Voiceless states that this intensification of agricultural practices has led to the widespread use of cruel and inhumane meat production practices, such as the debeaking of chickens, tail docking and teeth clipping of pigs, and mulesing of sheep, often undertaken without pain relief.

Voiceless's work on factory farming is focused on raising awareness of the practice in order to change the laws which allow it.

=== The commercial kangaroo industry ===
The commercial kangaroo industry is a multimillion-dollar meat and skin industry, responsible for the killing of almost 90 million kangaroos and wallabies in the last 30 years.

Voiceless claims that kangaroos are hunted in the largest commercial slaughter of land-based wildlife on the planet, primarily because they are perceived to be overpopulated in Australia and considered a pest. According to a 2011 report by THINKK, the think tank for kangaroos, the notion of kangaroos as costly pests to Australian farmers has been significantly overstated.

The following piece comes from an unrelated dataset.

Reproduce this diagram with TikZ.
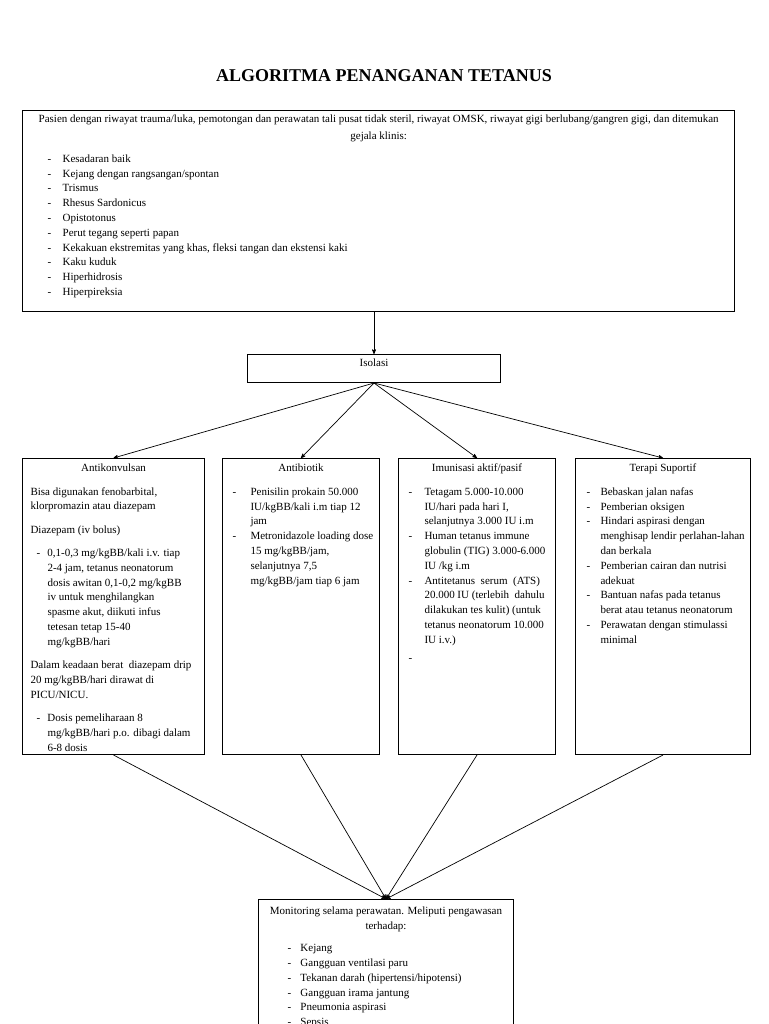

While shooters are required by the relevant Codes of Practice to aim to shoot a kangaroo in the brain and therefore cause instantaneous death, it is Voiceless's view that non-fatal body shots are unavoidable and cause extreme injuries. Voiceless also claims that the death of joeys is ‘collateral damage’ to the killing of female kangaroos, with young joeys killed or left to die when the mother is shot. The kangaroo industry code allows joeys to be killed by a single blow to the head (usually with a steel pipe or against the tow bar of the shooter's truck) or through decapitation. On average, approximately 800,000 dependent joeys are killed as collateral damage of the kangaroo industry.